The AI-based software detection of nodules and various image findings on CXR are comparable to or superior to those of radiologists3,4,24,25. However, the ability of AI to make differential diagnosis of specific disease entities remains suboptimal (based on a pooled overall accuracy of 0.686), with the exception of pneumothorax diagnoses2. Other than identification of image findings, differentiating lung disease entities is a difficult task, and radiologists have difficulties interpreting CXR. This is because various disease entities with different pathologies can result in similar image patterns and overlap in 2D imaging features. In this study, the abnormality score of each image finding tended to match the clinical expectation for each disease group. Such a trend may be helpful in differential diagnosis of disease, but additional research is needed.

There were some limitations in this study. First, the number of patients included in the study is not large. This was unavoidable as data collection has only been possible since the latest versions of AI-based detection software were integrated into daily practice. Second, approximately half of patients with incidentally detected lung nodules were excluded from the final study population due to inconclusive results and lack of a standard reference. We suggest that excluded lesions would have included clinically nonsignificant lesions that, as judged by the clinician, did not require further evaluation and lesions for which the patients refused further evaluation despite significant radiologic findings. Third, as this study targeted nodules with a score of 15% or higher in AI analysis, false negatives could not be identified. Fourth, we could not evaluate the diagnostic performance of AI nodule detection in comparison with the diagnostic abilities of radiologists. Because the aim of this study was to assess the clinical significance of nodules detected by AI and to evaluate how these findings impacted patient treatment, we are planning to address these issues in a subsequent study.
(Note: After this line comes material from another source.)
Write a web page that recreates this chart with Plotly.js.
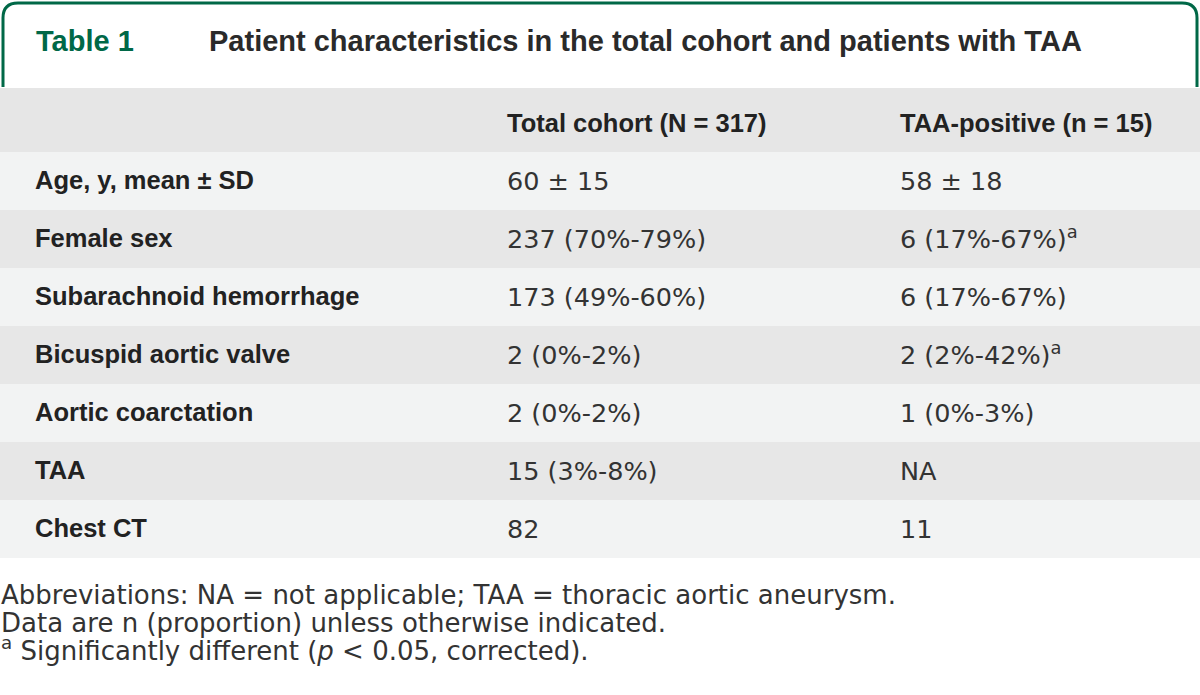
<!DOCTYPE html>
<html>
<head>
<meta charset="utf-8">
<script src="https://cdn.plot.ly/plotly-3.0.1.min.js"></script>
<style>
  html, body { margin: 0; padding: 0; background: #fff; }
  #table1 { width: 1200px; height: 695px; }
</style>
</head>
<body>
<div id="table1"></div>
<script>
// table content
var headerLabels = ["Total cohort (N = 317)", "TAA-positive (n = 15)"];
var rowLabels = [
  "Age, y, mean ± SD",
  "Female sex",
  "Subarachnoid hemorrhage",
  "Bicuspid aortic valve",
  "Aortic coarctation",
  "TAA",
  "Chest CT"
];
var totalCohort = [
  "60 ± 15",
  "237 (70%-79%)",
  "173 (49%-60%)",
  "2 (0%-2%)",
  "2 (0%-2%)",
  "15 (3%-8%)",
  "82"
];
var taaPositive = [
  "58 ± 18",
  "6 (17%-67%)<sup>a</sup>",
  "6 (17%-67%)",
  "2 (2%-42%)<sup>a</sup>",
  "1 (0%-3%)",
  "NA",
  "11"
];
var tableNumber = "Table 1";
var tableTitle = "Patient characteristics in the total cohort and patients with TAA";
var footnotes = [
  "Abbreviations: NA = not applicable; TAA = thoracic aortic aneurysm.",
  "Data are n (proportion) unless otherwise indicated.",
  "<sup>a</sup> Significantly different (<i>p</i> &lt; 0.05, corrected)."
];

var W = 1200, H = 695;
var green = "#006847";
var rowColors = rowLabels.map(function (_, i) { return i % 2 === 0 ? "#f2f3f3" : "#e7e7e7"; });
var spacer = rowLabels.map(function () { return ""; });

// pixel -> paper helpers
function px(x) { return x / W; }
function py(y) { return 1 - y / H; }

// plotly puts table text at the top of the cell; a raised trailing blank
// makes the text box taller so the words sit lower, as in the print
var rowStrut = "<sup><sup>&nbsp;</sup></sup>";
var headStrut = '<a href="#"style="font-size:40px">&nbsp;</a>';
function withStrut(list, s) { return list.map(function (t) { return t + s; }); }

var trace = {
  type: "table",
  domain: { x: [0, 1], y: [py(562), py(88)] },
  columnwidth: [27, 472, 393, 308],
  header: {
    values: ["", ""].concat(withStrut(headerLabels, headStrut)),
    height: 64,
    align: "left",
    fill: { color: "#e6e6e6" },
    line: { color: "#e6e6e6", width: 0 },
    font: { family: "Liberation Sans", size: 25.5, color: "#222", weight: "bold" }
  },
  cells: {
    values: [spacer, withStrut(rowLabels, rowStrut), withStrut(totalCohort, rowStrut), withStrut(taaPositive, rowStrut)],
    height: 58,
    align: "left",
    fill: { color: [rowColors, rowColors, rowColors, rowColors] },
    line: { color: [rowColors, rowColors, rowColors, rowColors], width: 0 },
    font: {
      family: ["Liberation Sans", "Liberation Sans", "DejaVu Sans", "DejaVu Sans"],
      size: [25.5, 25.5, 25.5, 25.5],
      color: ["#222", "#222", "#333", "#333"],
      weight: ["bold", "bold", "normal", "normal"]
    }
  }
};

var annotations = [
  {
    text: "<b>" + tableNumber + "</b>", x: px(35), y: py(41), yanchor: "middle",
    font: { family: "Liberation Sans", size: 29, color: green }
  },
  {
    text: "<b>" + tableTitle + "</b>", x: px(208), y: py(41), yanchor: "middle",
    font: { family: "Liberation Sans", size: 29, color: "#2a2a2a" }
  }
];
footnotes.forEach(function (t, i) {
  annotations.push({
    text: t, x: px(0), y: py(611 + i * 28), yanchor: "bottom",
    font: { family: "DejaVu Sans", size: 26, color: "#333" }
  });
});
annotations.forEach(function (a) {
  a.xref = "paper"; a.yref = "paper";
  a.xanchor = "left";
  a.showarrow = false; a.borderpad = 0; a.align = "left";
});

// green tab border round the title
var tabPath = "M " + px(3) + "," + py(87) +
  " L " + px(3) + "," + py(18) +
  " Q " + px(3) + "," + py(3) + " " + px(18) + "," + py(3) +
  " L " + px(1182) + "," + py(3) +
  " Q " + px(1197) + "," + py(3) + " " + px(1197) + "," + py(18) +
  " L " + px(1197) + "," + py(87);

var layout = {
  width: W,
  height: H,
  margin: { l: 0, r: 0, t: 0, b: 0 },
  paper_bgcolor: "#fff",
  plot_bgcolor: "#fff",
  annotations: annotations,
  shapes: [
    {
      type: "path", xref: "paper", yref: "paper", path: tabPath,
      line: { color: green, width: 3 }
    }
  ]
};

Plotly.newPlot("table1", [trace], layout, { displayModeBar: false, staticPlot: true });
</script>
</body>
</html>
Finally, there is a lack of information on detection and management of lung nodules depending on use of AI-based detection software. In our hospital, comparative studies were not possible because clinicians can assess the AI results whenever they want, but we were not able to verify whether the decision-making process of the included patients included reference to AI results. Further research is needed in collaboration with hospitals that have not yet introduced AI-based detection software.

In conclusion, our results showed that lung nodules were detected unexpectedly by AI in approximately 1% of initial CXR, and approximately 70% of these cases were true positive nodules, while 20.5% needed clinical management. The use of AI-based lesion-detection software on CXR in daily practice could help identify clinically significant incidental lung nodules, and referring accompanying lung lesions on CXR may help classify the nodules.